But China shares slide to 8-month low
China markets played catch-up as they reopened after a week-long break. The China50 index fell to the lowest since June 6 last year, extending the latest decline to a third day. Chinese authorities had announced a slew of measures over the weekend aimed at supporting markets. 1.2 trillion yuan ($171 billion) of liquidity was added to local markets, while the 7-day and 14-day reverse repo rates at this morning’s market operations were trimmed by 10 bps to 2.40% and 2.55%, respectively.
In addition, banks were told to lend more and not call in loans to companies in Hubei province and other affected regions, while night trading sessions for futures were suspended. Some share pledge contracts were allowed to be extended while asset-management rules were also relaxed.
Other shares have technical rebound
US indices recovered slightly from Friday’s sell-off, rising between 0.40% and 0.49%, with the NAS100 index out-performing, while Japan and Hong Kong indices both rallied more than 0.9%.
USD/JPY also recovered, rising for the first time in four days and regaining the 200-day moving average at 108.45. GBP/USD fell for the first time in three days after it was reported Boris Johnson plans to walk away from talks about the relationship between the UK and the EU if he doesn’t get the deal he wants.
USD/JPY Daily Chart
Virus-hit PMIs
Not only are virus fears hitting risk appetite, but it’s now starting to have an impact on the Purchasing Managers’ Indices across the globe. Last Friday, the US Chicago PMI for January missed estimates by a mile, coming in at 42.9 versus 48.8 expected, the weakest reading in five years.
This morning, South Korea’s Nikkei Markit PMI slid to 49.8 from 50.1 while Japan’s Jibun Bank reading slumped to 48.8. China’s Caixin manufacturing PMI also slid to 51.1 from 51.5. There were also weaker readings from Thailand, Vietnam, Malaysia and Indonesia.
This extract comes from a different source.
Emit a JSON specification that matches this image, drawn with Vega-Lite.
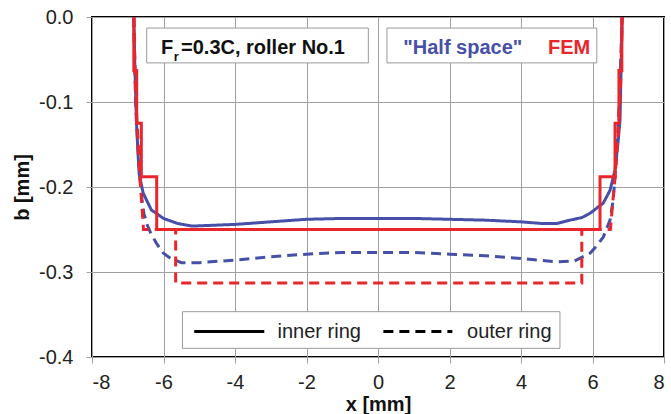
{
  "$schema": "https://vega.github.io/schema/vega-lite/v6.json",
  "width": 572,
  "height": 340,
  "autosize": {"type": "none"},
  "padding": {"left": 92, "top": 17, "right": 7, "bottom": 57},
  "background": "white",
  "config": {
    "view": {"stroke": "black", "strokeWidth": 2},
    "font": "Liberation Sans",
    "axis": {
      "domain": false,
      "grid": true,
      "gridColor": "#a0a0a0",
      "gridWidth": 1,
      "tickColor": "#a0a0a0",
      "tickSize": 6,
      "labelFont": "Liberation Sans",
      "labelFontSize": 20,
      "labelColor": "#222222",
      "titleFont": "Liberation Sans",
      "titleFontSize": 20,
      "titleFontWeight": "bold",
      "titleColor": "#111111"
    }
  },
  "datasets": {
    "curves": [
      {"model": "Half space", "ring": "inner ring", "i": 1, "x": -6.83, "b": 0},
      {"model": "Half space", "ring": "inner ring", "i": 2, "x": -6.8, "b": -0.06},
      {"model": "Half space", "ring": "inner ring", "i": 3, "x": -6.76, "b": -0.12},
      {"model": "Half space", "ring": "inner ring", "i": 4, "x": -6.72, "b": -0.155},
      {"model": "Half space", "ring": "inner ring", "i": 5, "x": -6.68, "b": -0.185},
      {"model": "Half space", "ring": "inner ring", "i": 6, "x": -6.57, "b": -0.207},
      {"model": "Half space", "ring": "inner ring", "i": 7, "x": -6.34, "b": -0.227},
      {"model": "Half space", "ring": "inner ring", "i": 8, "x": -6.0, "b": -0.237},
      {"model": "Half space", "ring": "inner ring", "i": 9, "x": -5.6, "b": -0.243},
      {"model": "Half space", "ring": "inner ring", "i": 10, "x": -5.2, "b": -0.246},
      {"model": "Half space", "ring": "inner ring", "i": 11, "x": -4.6, "b": -0.245},
      {"model": "Half space", "ring": "inner ring", "i": 12, "x": -4.0, "b": -0.244},
      {"model": "Half space", "ring": "inner ring", "i": 13, "x": -3.0, "b": -0.241},
      {"model": "Half space", "ring": "inner ring", "i": 14, "x": -2.0, "b": -0.238},
      {"model": "Half space", "ring": "inner ring", "i": 15, "x": -1.0, "b": -0.237},
      {"model": "Half space", "ring": "inner ring", "i": 16, "x": 0, "b": -0.237},
      {"model": "Half space", "ring": "inner ring", "i": 17, "x": 1.0, "b": -0.237},
      {"model": "Half space", "ring": "inner ring", "i": 18, "x": 2.0, "b": -0.238},
      {"model": "Half space", "ring": "inner ring", "i": 19, "x": 3.0, "b": -0.239},
      {"model": "Half space", "ring": "inner ring", "i": 20, "x": 4.0, "b": -0.241},
      {"model": "Half space", "ring": "inner ring", "i": 21, "x": 4.6, "b": -0.243},
      {"model": "Half space", "ring": "inner ring", "i": 22, "x": 5.0, "b": -0.243},
      {"model": "Half space", "ring": "inner ring", "i": 23, "x": 5.37, "b": -0.239},
      {"model": "Half space", "ring": "inner ring", "i": 24, "x": 5.7, "b": -0.236},
      {"model": "Half space", "ring": "inner ring", "i": 25, "x": 5.93, "b": -0.231},
      {"model": "Half space", "ring": "inner ring", "i": 26, "x": 6.3, "b": -0.219},
      {"model": "Half space", "ring": "inner ring", "i": 27, "x": 6.49, "b": -0.204},
      {"model": "Half space", "ring": "inner ring", "i": 28, "x": 6.63, "b": -0.18},
      {"model": "Half space", "ring": "inner ring", "i": 29, "x": 6.72, "b": -0.145},
      {"model": "Half space", "ring": "inner ring", "i": 30, "x": 6.77, "b": -0.121},
      {"model": "Half space", "ring": "inner ring", "i": 31, "x": 6.8, "b": -0.06},
      {"model": "Half space", "ring": "inner ring", "i": 32, "x": 6.83, "b": 0},

      {"model": "Half space", "ring": "outer ring", "i": 1, "x": -6.83, "b": 0},
      {"model": "Half space", "ring": "outer ring", "i": 2, "x": -6.78, "b": -0.1},
      {"model": "Half space", "ring": "outer ring", "i": 3, "x": -6.72, "b": -0.15},
      {"model": "Half space", "ring": "outer ring", "i": 4, "x": -6.66, "b": -0.19},
      {"model": "Half space", "ring": "outer ring", "i": 5, "x": -6.6, "b": -0.215},
      {"model": "Half space", "ring": "outer ring", "i": 6, "x": -6.55, "b": -0.231},
      {"model": "Half space", "ring": "outer ring", "i": 7, "x": -6.45, "b": -0.245},
      {"model": "Half space", "ring": "outer ring", "i": 8, "x": -6.36, "b": -0.254},
      {"model": "Half space", "ring": "outer ring", "i": 9, "x": -6.2, "b": -0.266},
      {"model": "Half space", "ring": "outer ring", "i": 10, "x": -6.0, "b": -0.278},
      {"model": "Half space", "ring": "outer ring", "i": 11, "x": -5.8, "b": -0.284},
      {"model": "Half space", "ring": "outer ring", "i": 12, "x": -5.5, "b": -0.289},
      {"model": "Half space", "ring": "outer ring", "i": 13, "x": -5.0, "b": -0.289},
      {"model": "Half space", "ring": "outer ring", "i": 14, "x": -4.0, "b": -0.286},
      {"model": "Half space", "ring": "outer ring", "i": 15, "x": -3.0, "b": -0.282},
      {"model": "Half space", "ring": "outer ring", "i": 16, "x": -2.0, "b": -0.279},
      {"model": "Half space", "ring": "outer ring", "i": 17, "x": -1.0, "b": -0.277},
      {"model": "Half space", "ring": "outer ring", "i": 18, "x": 0, "b": -0.277},
      {"model": "Half space", "ring": "outer ring", "i": 19, "x": 1.0, "b": -0.277},
      {"model": "Half space", "ring": "outer ring", "i": 20, "x": 2.0, "b": -0.279},
      {"model": "Half space", "ring": "outer ring", "i": 21, "x": 3.0, "b": -0.281},
      {"model": "Half space", "ring": "outer ring", "i": 22, "x": 4.0, "b": -0.284},
      {"model": "Half space", "ring": "outer ring", "i": 23, "x": 5.0, "b": -0.288},
      {"model": "Half space", "ring": "outer ring", "i": 24, "x": 5.5, "b": -0.287},
      {"model": "Half space", "ring": "outer ring", "i": 25, "x": 5.93, "b": -0.278},
      {"model": "Half space", "ring": "outer ring", "i": 26, "x": 6.1, "b": -0.27},
      {"model": "Half space", "ring": "outer ring", "i": 27, "x": 6.3, "b": -0.259},
      {"model": "Half space", "ring": "outer ring", "i": 28, "x": 6.49, "b": -0.239},
      {"model": "Half space", "ring": "outer ring", "i": 29, "x": 6.58, "b": -0.215},
      {"model": "Half space", "ring": "outer ring", "i": 30, "x": 6.68, "b": -0.16},
      {"model": "Half space", "ring": "outer ring", "i": 31, "x": 6.75, "b": -0.1},
      {"model": "Half space", "ring": "outer ring", "i": 32, "x": 6.83, "b": 0},

      {"model": "FEM", "ring": "inner ring", "i": 1, "x": -6.83, "b": 0},
      {"model": "FEM", "ring": "inner ring", "i": 2, "x": -6.83, "b": -0.063},
      {"model": "FEM", "ring": "inner ring", "i": 3, "x": -6.75, "b": -0.063},
      {"model": "FEM", "ring": "inner ring", "i": 4, "x": -6.75, "b": -0.125},
      {"model": "FEM", "ring": "inner ring", "i": 5, "x": -6.62, "b": -0.125},
      {"model": "FEM", "ring": "inner ring", "i": 6, "x": -6.62, "b": -0.188},
      {"model": "FEM", "ring": "inner ring", "i": 7, "x": -6.19, "b": -0.188},
      {"model": "FEM", "ring": "inner ring", "i": 8, "x": -6.19, "b": -0.25},
      {"model": "FEM", "ring": "inner ring", "i": 9, "x": 6.21, "b": -0.25},
      {"model": "FEM", "ring": "inner ring", "i": 10, "x": 6.21, "b": -0.188},
      {"model": "FEM", "ring": "inner ring", "i": 11, "x": 6.63, "b": -0.188},
      {"model": "FEM", "ring": "inner ring", "i": 12, "x": 6.63, "b": -0.125},
      {"model": "FEM", "ring": "inner ring", "i": 13, "x": 6.74, "b": -0.125},
      {"model": "FEM", "ring": "inner ring", "i": 14, "x": 6.74, "b": -0.063},
      {"model": "FEM", "ring": "inner ring", "i": 15, "x": 6.82, "b": -0.063},
      {"model": "FEM", "ring": "inner ring", "i": 16, "x": 6.82, "b": 0},

      {"model": "FEM", "ring": "outer ring", "i": 1, "x": -6.83, "b": 0},
      {"model": "FEM", "ring": "outer ring", "i": 2, "x": -6.8, "b": -0.063},
      {"model": "FEM", "ring": "outer ring", "i": 3, "x": -6.74, "b": -0.125},
      {"model": "FEM", "ring": "outer ring", "i": 4, "x": -6.66, "b": -0.188},
      {"model": "FEM", "ring": "outer ring", "i": 5, "x": -6.56, "b": -0.25},
      {"model": "FEM", "ring": "outer ring", "i": 6, "x": -5.66, "b": -0.25},
      {"model": "FEM", "ring": "outer ring", "i": 7, "x": -5.66, "b": -0.313},
      {"model": "FEM", "ring": "outer ring", "i": 8, "x": 5.7, "b": -0.313},
      {"model": "FEM", "ring": "outer ring", "i": 9, "x": 5.7, "b": -0.25},
      {"model": "FEM", "ring": "outer ring", "i": 10, "x": 6.5, "b": -0.25},
      {"model": "FEM", "ring": "outer ring", "i": 11, "x": 6.63, "b": -0.188},
      {"model": "FEM", "ring": "outer ring", "i": 12, "x": 6.74, "b": -0.125},
      {"model": "FEM", "ring": "outer ring", "i": 13, "x": 6.8, "b": -0.063},
      {"model": "FEM", "ring": "outer ring", "i": 14, "x": 6.83, "b": 0}
    ]
  },
  "encoding": {
    "x": {
      "field": "x",
      "type": "quantitative",
      "scale": {"domain": [-8, 8], "nice": false, "zero": false},
      "axis": {
        "values": [-8, -6, -4, -2, 0, 2, 4, 6, 8],
        "title": "x [mm]",
        "labelPadding": 9,
        "titleY": 47,
        "titleBaseline": "middle",
        "labelExpr": "datum.value < 0 ? '-' + abs(datum.value) : '' + datum.value"
      }
    },
    "y": {
      "field": "b",
      "type": "quantitative",
      "scale": {"domain": [-0.4, 0], "nice": false, "zero": false},
      "axis": {
        "values": [-0.4, -0.3, -0.2, -0.1, 0],
        "title": "b [mm]",
        "labelPadding": 13,
        "titleX": -70,
        "titleBaseline": "middle",
        "labelExpr": "datum.value == 0 ? '0.0' : '-' + format(abs(datum.value), '.1f')"
      }
    }
  },
  "layer": [
    {
      "data": {"name": "curves"},
      "transform": [{"filter": "datum.model == 'Half space'"}],
      "mark": {"type": "line", "color": "#4650a8", "strokeWidth": 3, "clip": true},
      "encoding": {
        "order": {"field": "i", "type": "quantitative"},
        "strokeDash": {
          "field": "ring",
          "type": "nominal",
          "scale": {"domain": ["inner ring", "outer ring"], "range": [[1, 0], [10, 6]]},
          "legend": null
        }
      }
    },
    {
      "data": {"name": "curves"},
      "transform": [{"filter": "datum.model == 'FEM'"}],
      "mark": {"type": "line", "color": "#e8262b", "strokeWidth": 3, "clip": true},
      "encoding": {
        "order": {"field": "i", "type": "quantitative"},
        "strokeDash": {"field": "ring", "type": "nominal", "legend": null}
      }
    },
    {
      "data": {"values": [
        {"x": -6.47, "xe": -0.27, "b": -0.013, "be": -0.054},
        {"x": 0.25, "xe": 6.12, "b": -0.013, "be": -0.054},
        {"x": -5.47, "xe": 5.09, "b": -0.3467, "be": -0.3898}
      ]},
      "mark": {"type": "rect", "fill": "white", "stroke": "#9a9a9a", "strokeWidth": 1},
      "encoding": {
        "x2": {"field": "xe"},
        "y2": {"field": "be"}
      }
    },
    {
      "data": {"values": [
        {"x": -5.14, "xe": -3.18, "b": -0.37, "ring": "inner ring"},
        {"x": 0.15, "xe": 2.08, "b": -0.37, "ring": "outer ring"}
      ]},
      "mark": {"type": "rule", "color": "black", "strokeWidth": 3},
      "encoding": {
        "x2": {"field": "xe"},
        "strokeDash": {"field": "ring", "type": "nominal", "legend": null}
      }
    },
    {
      "data": {"values": [
        {"x": -6.07, "b": -0.0368, "text": "F"},
        {"x": -5.51, "b": -0.0368, "text": "=0.3C, roller No.1"}
      ]},
      "mark": {"type": "text", "align": "left", "baseline": "middle", "font": "Liberation Sans", "fontWeight": "bold", "fontSize": 20, "color": "#111111"},
      "encoding": {"text": {"field": "text"}}
    },
    {
      "data": {"values": [{"x": -5.71, "b": -0.047, "text": "r"}]},
      "mark": {"type": "text", "align": "left", "baseline": "middle", "font": "Liberation Sans", "fontWeight": "bold", "fontSize": 13, "color": "#111111"},
      "encoding": {"text": {"field": "text"}}
    },
    {
      "data": {"values": [{"x": 0.707, "b": -0.0368, "text": "\"Half space\""}]},
      "mark": {"type": "text", "align": "left", "baseline": "middle", "font": "Liberation Sans", "fontWeight": "bold", "fontSize": 20, "color": "#4650a8"},
      "encoding": {"text": {"field": "text"}}
    },
    {
      "data": {"values": [{"x": 4.757, "b": -0.0368, "text": "FEM"}]},
      "mark": {"type": "text", "align": "left", "baseline": "middle", "font": "Liberation Sans", "fontWeight": "bold", "fontSize": 20, "color": "#e8262b"},
      "encoding": {"text": {"field": "text"}}
    },
    {
      "data": {"values": [
        {"x": -2.81, "b": -0.37, "text": "inner ring"},
        {"x": 2.49, "b": -0.37, "text": "outer ring"}
      ]},
      "mark": {"type": "text", "align": "left", "baseline": "middle", "font": "Liberation Sans", "fontSize": 20, "color": "#222222"},
      "encoding": {"text": {"field": "text"}}
    }
  ]
}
The exception to the lower reading was CBA’s January reading for January, which perked up to 49.6 from 49.1, but has been stuck in contraction territory for the past six months. The Philippines also posted a higher reading than the previous month.
Aussie gains as PMI tops forecast
The better-than-expected PMI reading out of Australia gave the Australian dollar a much-needed lift, at least temporarily. AUD/USD was up 0.25% at 0.6704, the first advance in four days, while AUD/JPY climbed 0.45% to 72.77, also the first positive day in four days.
AUD/USD Daily Chart
Coronavirus update
As of this morning, the total number of cases reported has hit 17,370 with the number of deaths escalating to 362, with the first one reported outside of the Chinese mainland in the Philippines. The next most-infected country is Japan with 20 cases. The number of individuals who have actually recovered from the virus has risen to 486. (Source: John Hopkins University)
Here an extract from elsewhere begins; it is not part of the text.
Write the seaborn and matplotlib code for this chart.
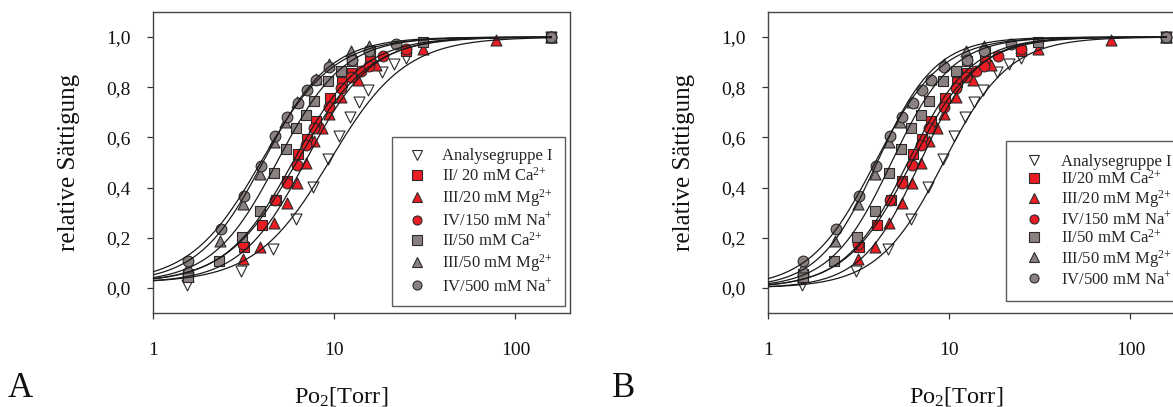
import numpy as np
import pandas as pd
import matplotlib
matplotlib.use("Agg")
import matplotlib.pyplot as plt
from matplotlib.lines import Line2D
import seaborn as sns

sns.set_theme(style="ticks")
plt.rcParams["font.family"] = ["Liberation Serif", "DejaVu Serif"]
plt.rcParams["mathtext.fontset"] = "custom"
plt.rcParams["mathtext.rm"] = "Liberation Serif"
plt.rcParams["mathtext.it"] = "Liberation Serif:italic"
plt.rcParams["mathtext.bf"] = "Liberation Serif:bold"

# ---- measured oxygen binding data (Po2 in Torr, relative saturation) ----
po2_ana = [1.54, 3.06, 4.6, 6.16, 7.65, 9.27, 10.65, 12.25, 13.75, 15.4, 18.4, 21.4, 24.9, 158]
sat_ana = [0.012, 0.068, 0.156, 0.276, 0.404, 0.512, 0.604, 0.68, 0.74, 0.788, 0.86, 0.892, 0.916, 1.0]

po2_ca20 = [1.56, 3.18, 4.0, 4.77, 5.5, 6.33, 7.1, 7.95, 9.5, 11.1, 12.6, 15.8, 25, 158]
sat_ca20 = [0.056, 0.164, 0.252, 0.352, 0.428, 0.532, 0.592, 0.664, 0.756, 0.82, 0.856, 0.904, 0.944, 1.0]

po2_mg20 = [1.56, 3.14, 3.9, 4.66, 5.5, 6.25, 7.0, 7.78, 8.6, 9.4, 10.9, 13.5, 17.0, 31, 78.5, 158]
sat_mg20 = [0.048, 0.116, 0.164, 0.26, 0.34, 0.42, 0.5, 0.585, 0.636, 0.692, 0.76, 0.83, 0.89, 0.952, 0.988, 1.0]

po2_na150 = [1.56, 3.14, 4.72, 5.5, 6.25, 7.0, 7.75, 9.4, 10.9, 12.4, 14.1, 15.6, 18.6, 25, 158]
sat_na150 = [0.05, 0.176, 0.352, 0.42, 0.492, 0.568, 0.636, 0.72, 0.796, 0.84, 0.864, 0.884, 0.924, 0.952, 1.0]

po2_ca50 = [1.56, 2.32, 3.1, 3.9, 4.66, 5.43, 6.16, 7.0, 7.75, 9.27, 10.9, 12.6, 15.8, 31, 158]
sat_ca50 = [0.044, 0.108, 0.204, 0.308, 0.46, 0.552, 0.636, 0.688, 0.744, 0.824, 0.864, 0.904, 0.944, 0.98, 1.0]

po2_mg50 = [1.56, 2.35, 3.14, 3.9, 4.66, 5.35, 6.25, 7.95, 9.4, 12.4, 15.6, 158]
sat_mg50 = [0.084, 0.188, 0.336, 0.456, 0.58, 0.66, 0.74, 0.832, 0.892, 0.944, 0.964, 1.0]

po2_na500 = [1.56, 2.38, 3.18, 3.95, 4.72, 5.5, 6.33, 7.1, 7.95, 9.4, 12.6, 15.6, 22, 158]
sat_na500 = [0.108, 0.236, 0.368, 0.488, 0.604, 0.68, 0.736, 0.788, 0.828, 0.88, 0.908, 0.944, 0.972, 1.0]

labels_a = ["Analysegruppe I", r"II/ 20 mM Ca$^{2{+}}$", r"III/20 mM Mg$^{2{+}}$",
            r"IV/150 mM Na$^{{+}}$", r"II/50 mM Ca$^{2{+}}$", r"III/50 mM Mg$^{2{+}}$",
            r"IV/500 mM Na$^{{+}}$"]
labels_b = ["Analysegruppe I", r"II/20 mM Ca$^{2{+}}$", r"III/20 mM Mg$^{2{+}}$",
            r"IV/150 mM Na$^{{+}}$", r"II/50 mM Ca$^{2{+}}$", r"III/50 mM Mg$^{2{+}}$",
            r"IV/500 mM Na$^{{+}}$"]

# ---- Hill fit parameters: half-saturation pressure P50, Hill coefficient n, baseline ----
p50_a = [9.5, 6.0, 7.0, 6.3, 4.9, 4.1, 4.0]
hill_a = [2.1, 2.3, 2.4, 2.2, 2.4, 2.4, 2.2]
base_a = [0.02, 0.02, 0.02, 0.02, 0.02, 0.02, 0.02]

p50_b = [9.3, 5.9, 6.9, 6.2, 4.8, 4.0, 3.9]
hill_b = [2.4, 2.5, 2.7, 2.4, 2.6, 2.7, 2.4]
base_b = [0.0, 0.0, 0.0, 0.0, 0.0, 0.0, 0.0]

x_ticks = [1, 10, 100]
x_ticklabels = ["1", "10", "100"]
y_ticks = [0.0, 0.2, 0.4, 0.6, 0.8, 1.0]
y_ticklabels = ["0,0", "0,2", "0,4", "0,6", "0,8", "1,0"]

series_x = [po2_ana, po2_ca20, po2_mg20, po2_na150, po2_ca50, po2_mg50, po2_na500]
series_y = [sat_ana, sat_ca20, sat_mg20, sat_na150, sat_ca50, sat_mg50, sat_na500]

RED = "#ec1c24"
GRAY = "#8b8080"
EDGE = "#2a2a2a"
styles = [
    dict(marker="v", color="white"),
    dict(marker="s", color=RED),
    dict(marker="^", color=RED),
    dict(marker="o", color=RED),
    dict(marker="s", color=GRAY),
    dict(marker="^", color=GRAY),
    dict(marker="o", color=GRAY),
]
sizes = {"v": 62, "s": 50, "^": 62, "o": 60}


def hill(x, p50, n, base):
    h = x ** n / (p50 ** n + x ** n)
    return base + (1 - base) * h


fig = plt.figure(figsize=(11.73, 4.07), dpi=100)
W, H = 1173.0, 407.0
ax_a = fig.add_axes([153 / W, (H - 313) / H, 417 / W, 301 / H])
ax_b = fig.add_axes([768 / W, (H - 313) / H, 417 / W, 301 / H])


def draw_panel(ax, p50s, hills, bases, labels, legend_xy, spacing, bpad, hlen):
    for i in range(7):
        st = styles[i]
        df = pd.DataFrame({"po2": series_x[i], "sat": series_y[i]})
        sns.scatterplot(data=df, x="po2", y="sat", ax=ax, marker=st["marker"],
                        color=st["color"], edgecolor=EDGE, linewidth=0.8,
                        s=sizes[st["marker"]], zorder=3, legend=False)
    for i in range(7):
        xs = np.logspace(0, np.log10(max(series_x[i])), 300)
        curve = pd.DataFrame({"po2": xs, "sat": hill(xs, p50s[i], hills[i], bases[i])})
        sns.lineplot(data=curve, x="po2", y="sat", ax=ax, color="#1a1a1a",
                     linewidth=0.9, zorder=4, legend=False)

    ax.set_xscale("log")
    ax.set_xlim(1, 200)
    ax.set_ylim(-0.1, 1.1)
    ax.set_xticks(x_ticks)
    ax.set_xticklabels(x_ticklabels)
    ax.xaxis.set_minor_locator(matplotlib.ticker.NullLocator())
    ax.set_yticks(y_ticks)
    ax.set_yticklabels(y_ticklabels)
    ax.tick_params(axis="both", direction="out", length=4, width=0.9,
                   color="#333333", labelsize=14, labelcolor="#111111")
    ax.tick_params(axis="y", pad=12)
    ax.tick_params(axis="x", pad=17)
    for sp in ax.spines.values():
        sp.set_visible(True)
        sp.set_color("#444444")
        sp.set_linewidth(1.0)
    ax.set_xlabel(r"Po$_{\mathrm{2}}$[Torr]", fontsize=17.5, color="#111111")
    ax.set_ylabel("relative Sättigung", fontsize=18, color="#111111")
    ax.xaxis.set_label_coords(0.45, -0.24)
    ax.yaxis.set_label_coords(-0.175, 0.5)

    handles = [Line2D([], [], linestyle="none", marker=styles[i]["marker"],
                      markerfacecolor=styles[i]["color"], markeredgecolor=EDGE,
                      markeredgewidth=0.8, markersize=6.5) for i in range(7)]
    leg = ax.legend(handles, labels, loc="upper left",
                    bbox_to_anchor=(legend_xy[0] / W, 1 - legend_xy[1] / H),
                    bbox_transform=fig.transFigure, borderaxespad=0,
                    fontsize=12, frameon=True, fancybox=False, edgecolor="#333333",
                    borderpad=bpad, handlelength=hlen, handletextpad=0.75,
                    labelspacing=spacing)
    leg.get_frame().set_linewidth(1.0)
    leg.set_zorder(5)


draw_panel(ax_a, p50_a, hill_a, base_a, labels_a, (392, 137), 0.15, 0.68, 1.6)
draw_panel(ax_b, p50_b, hill_b, base_b, labels_b, (1006, 141), 0.03, 0.75, 1.8)

fig.text(8 / W, 10 / H, "A", fontsize=25, color="#111111")
fig.text(612 / W, 10 / H, "B", fontsize=25, color="#111111")

fig.savefig("out.png", dpi=100)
Hong Kong has announced that local schools would be closed until at least March 2 while civil servants were requested to work from home. Some parts of China remain closed for another week.
The PMI fest continues
The beginning of the month brings with it the usual array of PMI data across the globe. We get the final readings from Markit for Germany, the Euro-zone, the UK and the US, while the ISM reports its own PMI numbers for the US. The ISM data is expected to show an improvement to 48.5 from 47.2, according to the latest survey of economists, but it’s worth noting the huge miss on the Chicago PMI on Friday mentioned above.